One sight I saw which will stay with me whilst memory lasts. They had placed me under a waggon under a mass of overhanging rock for safety, and there they brought two wounded men. One was a man of fifty, a hard old veteran, with a complexion as dark as a New Zealand Maori; the beard that framed the rugged face was three-fourths grey, his hands were as rough and knotted by open air toil as the hoofs of a working steer.

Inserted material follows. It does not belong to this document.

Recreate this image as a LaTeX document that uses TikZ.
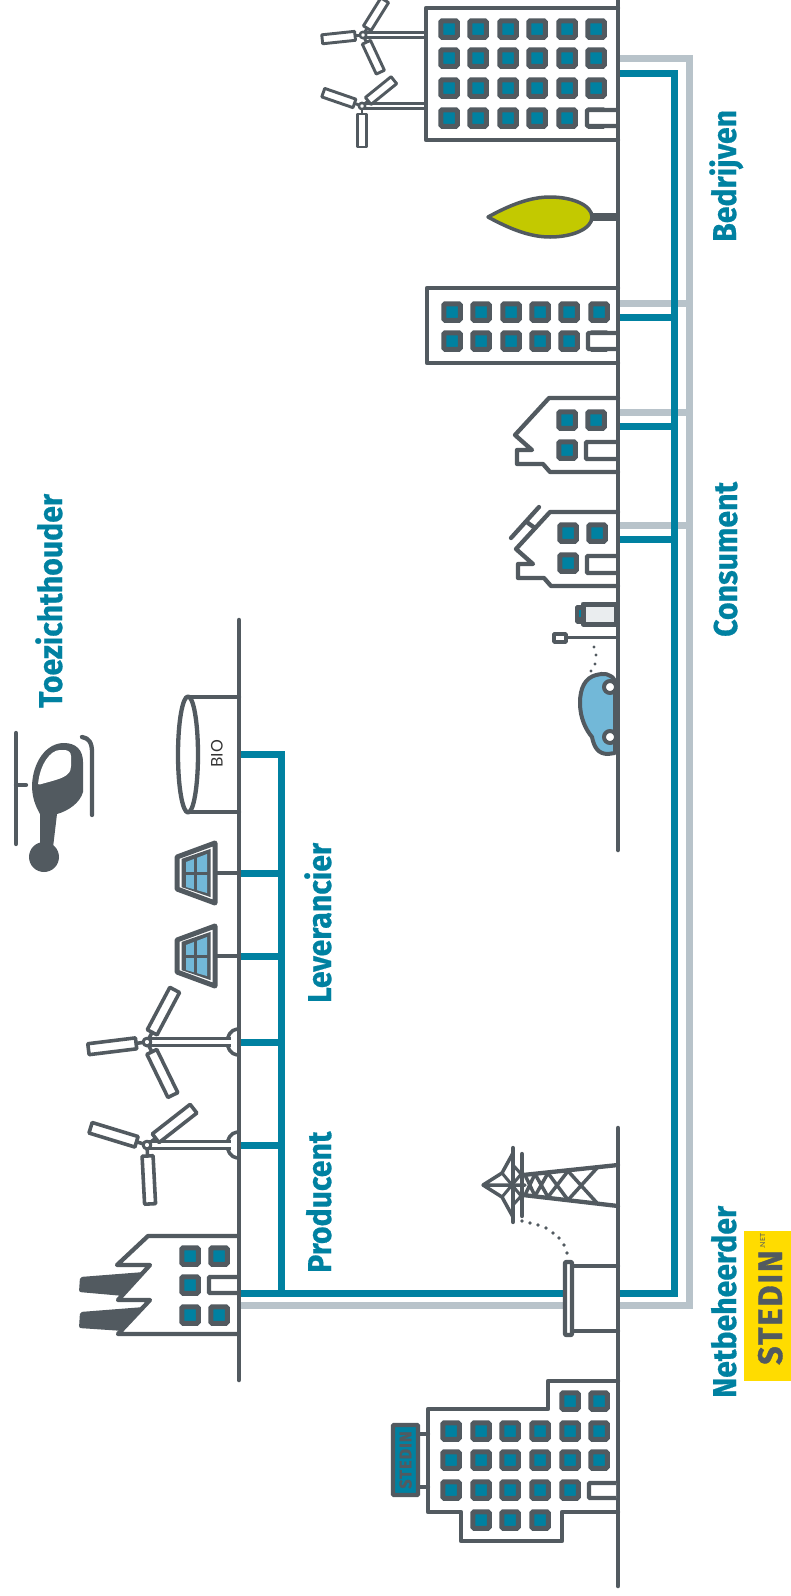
\documentclass[tikz,border=0pt]{standalone}
\usepackage{fontspec}
\setmainfont{Fira Sans}
\newfontfamily\labelfont[FakeStretch=0.915,FakeBold=0.6]{Fira Sans Bold}
\newfontfamily\logofont[FakeStretch=0.95,LetterSpace=6,FakeBold=1]{Fira Sans Bold}
\newfontfamily\thinfont{Lato}
\definecolor{slate}{HTML}{525A60}
\definecolor{netteal}{HTML}{0081A1}
\definecolor{netgrey}{HTML}{B8C3CA}
\definecolor{skyblue}{HTML}{72B8D8}
\definecolor{treegreen}{HTML}{C3C900}
\definecolor{logoyellow}{HTML}{FFDC00}
\tikzset{
  outline/.style={draw=slate,line width=4.3,line join=round,line cap=round},
  thinline/.style={draw=slate,line width=3,line join=round},
  winbox/.style={draw=slate,fill=netteal,line width=5,rounded corners=1.5},
  doorbox/.style={draw=slate,fill=white,line width=4.3,rounded corners=1},
  blade/.style={draw=slate,fill=white,line join=round},
  teal/.style={draw=netteal,line width=7},
  greyline/.style={draw=netgrey,line width=7},
  role/.style={text=netteal,font=\labelfont\fontsize{33}{33}\selectfont,rotate=90,anchor=base west,inner sep=0},
  dot/.style={fill=slate},
}
\newcommand{\win}[2]{\draw[winbox] (#1-8.25,#2-8.25) rectangle (#1+8.25,#2+8.25);}
\newcommand{\mill}[8]{% hub x, hub y, foot x, half width, r1, r2, half blade, three angles
  \fill[white] (#1,#2-#4) rectangle (#3,#2+#4);
  \draw[draw=slate,line width=#4] (#1,#2-#4) -- (#3,#2-#4) (#1,#2+#4) -- (#3,#2+#4);
  \foreach \ang in {#8} {
    \draw[draw=slate,line width=#7*0.65,shift={(#1,#2)},rotate=\ang] (0,0) -- (#5,0);
    \draw[blade,line width=#7*0.65,shift={(#1,#2)},rotate=\ang] (#5,-#7) rectangle (#6,#7);
  }
  \draw[blade,line width=#7*0.55] (#1,#2) circle (#7*0.7);
}
\newcommand{\panel}[1]{
  \draw[thinline,line width=4] (215,#1) -- (239,#1);
  \draw[outline,fill=white,line width=5] (215,#1-30) -- (177,#1-16) -- (177,#1+16) -- (215,#1+30) -- cycle;
  \draw[draw=slate,fill=slate,line width=3] (209,#1-22) -- (183,#1-13) -- (183,#1+13) -- (209,#1+22) -- cycle;
  \fill[skyblue] (207,#1-19) -- (186,#1-11) -- (186,#1+14) -- (207,#1+20) -- cycle;
  \draw[draw=slate,line width=3] (195,#1-18) -- (195,#1+18) (183,#1) -- (209,#1);
}
\begin{document}
\begin{tikzpicture}[x=1pt,y=-1pt]
\clip (0,0) rectangle (791,1596);
\fill[white] (0,0) rectangle (791,1596);

% network
\coordinate (busl) at (239,1293);
\draw[greyline] (239,1305) -- (689,1305) -- (689,58) -- (618,58);
\foreach \y in {303,412,525} {
  \draw[greyline] (618,\y) -- (689,\y);
}
\draw[teal] (busl) -- (674,1293) -- (674,73) -- (618,73);
\foreach \y in {317,426,539} {
  \draw[teal] (618,\y) -- (674,\y);
}
\draw[teal] (239,754) -- (281,754) -- (281,1293);
\foreach \y in {873,956,1042,1145} {
  \draw[teal] (239,\y) -- (281,\y);
}

% office with mills
\mill{363}{35}{424}{2.5}{8}{41}{4.5}{186,58,-65}
\mill{362}{106}{424}{2.5}{8}{41}{4.5}{161,39,-90}
\draw[outline] (618,8) -- (426,8) -- (426,140) -- (618,140);
\foreach \y in {29,58,88,118} {
  \foreach \x in {449,478,508,537,567,596} {
    \win{\x}{\y}
  }
}
\draw[doorbox] (618,110) -- (587,110) -- (587,126) -- (618,126);

% tree
\draw[slate,line width=8] (590,217) -- (618,217);
\draw[outline,fill=treegreen,line width=3.5] (488,217) .. controls (510,205) and (530,197) .. (550,197) .. controls (572,197) and (592,205) .. (592,217) .. controls (592,229) and (572,237) .. (550,237) .. controls (530,237) and (510,229) .. (488,217) -- cycle;

% second office
\draw[outline] (618,288) -- (427,288) -- (427,363) -- (618,363);
\foreach \y in {312,341} {
  \foreach \x in {452,481,511,540,569,599} {
    \win{\x}{\y}
  }
}
\draw[doorbox] (618,333) -- (588,333) -- (588,349) -- (618,349);

% houses
\draw[outline] (618,398) -- (549,398) -- (515,435) -- (532,450) -- (517,450) -- (517,464) -- (543,464) -- (550,472) -- (618,472);
\win{567}{420}
\win{596}{420}
\win{567}{450}
\draw[doorbox] (618,442) -- (586,442) -- (586,459) -- (618,459);
\draw[outline] (618,512) -- (550,512) -- (516,549) -- (533,564) -- (518,564) -- (518,578) -- (544,578) -- (551,586) -- (618,586);
\win{568}{533}
\win{597}{533}
\win{568}{563}
\draw[doorbox] (618,556) -- (587,556) -- (587,573) -- (618,573);
\draw[outline] (539,507) -- (511,538) (528,523) -- (535,528);

% charger and car
\draw[outline,fill=slate,line width=3.5] (582,607) -- (577,607) -- (577,622) -- (582,622);
\draw[netteal,line width=2] (580,610) -- (580,617);
\draw[outline,fill=netgrey!30,line width=5] (583,604) rectangle (616,624);
\draw[thinline] (618,637) -- (567,637);
\draw[outline,fill=white,line width=3.5] (554,634) rectangle (566,642);
\foreach \x/\y in {594/647,596/655,595/664,591/671} {
  \fill[dot] (\x,\y) circle (1.7);
}
\draw[outline,fill=skyblue,line width=4] (615,681) .. controls (611,673) and (603,673) .. (596,675) .. controls (585,678) and (580,688) .. (580,703) .. controls (580,718) and (586,730) .. (592,737) .. controls (594,747) and (598,754) .. (608,754) -- (615,753) -- cycle;
\draw[outline,fill=white,line width=4] (610,687) circle (6);
\draw[outline,fill=white,line width=4] (610,737) circle (6);

% factory
\fill[slate,rounded corners=2] (144,1272) -- (80,1277) -- (79,1292) -- (124,1296) -- cycle;
\fill[slate,rounded corners=2] (144,1307) -- (80,1312) -- (79,1328) -- (124,1331) -- cycle;
\draw[outline,fill=white] (237,1236) -- (148,1236) -- (117,1265) -- (150,1265) -- (118,1300) -- (150,1300) -- (118,1334) -- (237,1334);
\foreach \y in {1256,1285,1315} {
  \win{190}{\y}
}
\win{219}{1256}
\win{219}{1315}
\draw[doorbox] (237,1277) -- (209,1277) -- (209,1293) -- (237,1293);

% big mills
\draw[outline,fill=white,line width=3.5] (237,1029) .. controls (224,1031) and (224,1053) .. (237,1055);
\draw[outline,fill=white,line width=3.5] (237,1132) .. controls (224,1134) and (224,1156) .. (237,1158);
\mill{147}{1042}{231}{3.5}{11}{59}{5.5}{187,62,-64}
\mill{147}{1145}{231}{3.5}{11}{59}{5.5}{163,38,-87}

% solar panels
\panel{873}
\panel{956}

% bio tank
\draw[outline] (188,697) -- (239,697) (188,812) -- (239,812);
\draw[outline,fill=white] (188,754.5) ellipse (10 and 58);
\node (bio) at (217,754) [rotate=90,font=\thinfont\fontsize{16}{16}\selectfont,text=black!80,inner sep=0] {BIO};

% ground lines
\draw[outline,line width=4.5] (618,0) -- (618,850);
\draw[outline,line width=4.5] (618,1128) -- (618,1586);
\draw[outline,line width=4.5] (239,620) -- (239,1380);

% helicopter
\draw[outline] (16,733) -- (16,844) (16,785) -- (26,785);
\fill[slate] (64,743) .. controls (76,743) and (83,750) .. (83,762) -- (83,792) .. controls (80,803) and (68,811) .. (57,814) -- (52,856) -- (40,856) -- (40,814) .. controls (35,805) and (32,797) .. (32,785) .. controls (33,762) and (46,743) .. (64,743) -- cycle;
\fill[slate] (44,857) circle (15);
\fill[white,rounded corners=2] (38,785) .. controls (40,765) and (50,750) .. (62,750) .. controls (68,750) and (71,752) .. (71,758) -- (71,768) .. controls (68,778) and (55,780) .. (38,785) -- cycle;
\draw[outline] (82,737) .. controls (89,738) and (92,743) .. (92,752) -- (92,815);

% pylon
\draw[outline] (618,1165) -- (523,1175) (618,1206) -- (523,1195);
\draw[thinline,line width=3.5] (597,1168) -- (568,1200) (597,1203) -- (568,1171) (568,1171) -- (548,1197) (568,1200) -- (548,1173) (548,1173) -- (535,1196) (548,1197) -- (535,1174) (535,1174) -- (525,1195) (535,1196) -- (525,1175);
\draw[outline] (513,1148) -- (513,1222) (522,1154) -- (522,1216);
\draw[outline,line width=3.5] (483,1185) -- (502,1173) -- (513,1153) (483,1185) -- (502,1197) -- (513,1217) (483,1185) -- (525,1185);
\draw[thinline] (502,1173) -- (522,1197) (502,1197) -- (522,1173) (513,1165) -- (522,1175) (513,1205) -- (522,1195);
\foreach \x/\y in {567/1253,564/1245,559/1238,553/1233,546/1228,538/1225,530/1223,522/1221} {
  \fill[dot] (\x,\y) circle (1.8);
}

% transformer
\draw[outline,fill=white] (618,1266) -- (572,1266) -- (572,1331) -- (618,1331);
\draw[outline,fill=white,rounded corners=1] (565,1262) rectangle (572,1335);
\draw[outline,line width=4.5] (618,1250) -- (618,1350);

% head office
\draw[outline] (618,1381) -- (548,1381) -- (548,1409) -- (428,1409) -- (428,1512) -- (461,1512) -- (461,1541) -- (562,1541) -- (562,1512) -- (618,1512);
\win{570}{1401}
\win{599}{1401}
\foreach \y in {1431,1460} {
  \foreach \x in {451,481,510,540,570,599} {
    \win{\x}{\y}
  }
}
\foreach \x in {451,481,510,540,570} {
  \win{\x}{1490}
}
\foreach \x in {481,510,540} {
  \win{\x}{1520}
}
\draw[doorbox] (616,1483) -- (589,1483) -- (589,1498) -- (616,1498);
\draw[outline] (419,1434) -- (428,1434) (419,1487) -- (428,1487);
\node (sign) at (405.5,1460) [draw=slate,fill=netteal,line width=4.3,rounded corners=1,minimum width=25,minimum height=70,inner sep=0] {};
\node (signtext) at (sign.center) [rotate=90,text=slate,font=\logofont\fontsize{17}{17}\selectfont,inner sep=0] {STEDIN};

% labels
\node (bedrijven) at (736,242) [role] {Bedrijven};
\node (consument) at (737,637) [role] {Consument};
\node (netbeheerder) at (736,1398) [role] {Netbeheerder};
\node (leverancier) at (331,1003) [role] {Leverancier};
\node (producent) at (331,1273) [role] {Producent};
\node (toezicht) at (62,708) [role] {Toezichthouder};

% logo
\node (logo) at (767.5,1306) [fill=logoyellow,minimum width=47,minimum height=150,inner sep=0] {};
\node (logotext) at (782,1365) [rotate=90,anchor=base west,text=slate,font=\logofont\fontsize{34}{34}\selectfont,inner sep=0] {STEDIN};
\node (logonet) at (765,1249) [rotate=90,anchor=base west,text=slate,font=\thinfont\fontsize{7}{7}\selectfont,inner sep=0] {.NET};
\end{tikzpicture}
\end{document}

He looked what he was--a Boer of mixed Dutch and French lineage. Later on I got into conversation with him, and he told me a good deal of his life. His father was descended from one of the old Dutch families who had emigrated to South Africa in search of religious liberty in the old days, when the country was a wilderness. His mother had come in an unbroken line from one of the noble families of France who fled from home in the days of the terrible persecution of the Huguenots. He himself had been many things--hunter, trader, farmer, fighting man. He had fought against the natives, and he had fought against our people. The younger man was his son, a tall, fair fellow, scarcely more than a stripling, and I had no need to be a prophet or a prophet's son to tell that his very hours were numbered. Both the father and the lad had been wounded by one of our shells, and it was pitiful to watch them as they lay side by side, the elder man holding the hand of the younger in a loving clasp, whilst with his other hand he stroked the boyish face with gestures that were infinitely pathetic. Just as the stars were coming out that night between the clouds that floated over us the Boer boy sobbed his young life out, and all through the long watches of that mournful darkness the father lay with his dead laddie's hand in his. The pain of his own wounds must have been dreadful, but I heard no moan of anguish from his lips. When, at the dawning, they came to take the dead boy from the living man, the stern old warrior simply pressed his grizzled lips to the cold face, and then turned his grey beard to the hard earth and made no further sign; but I knew well that, had the sacrifice been possible, he would gladly have given his life to save the young one's.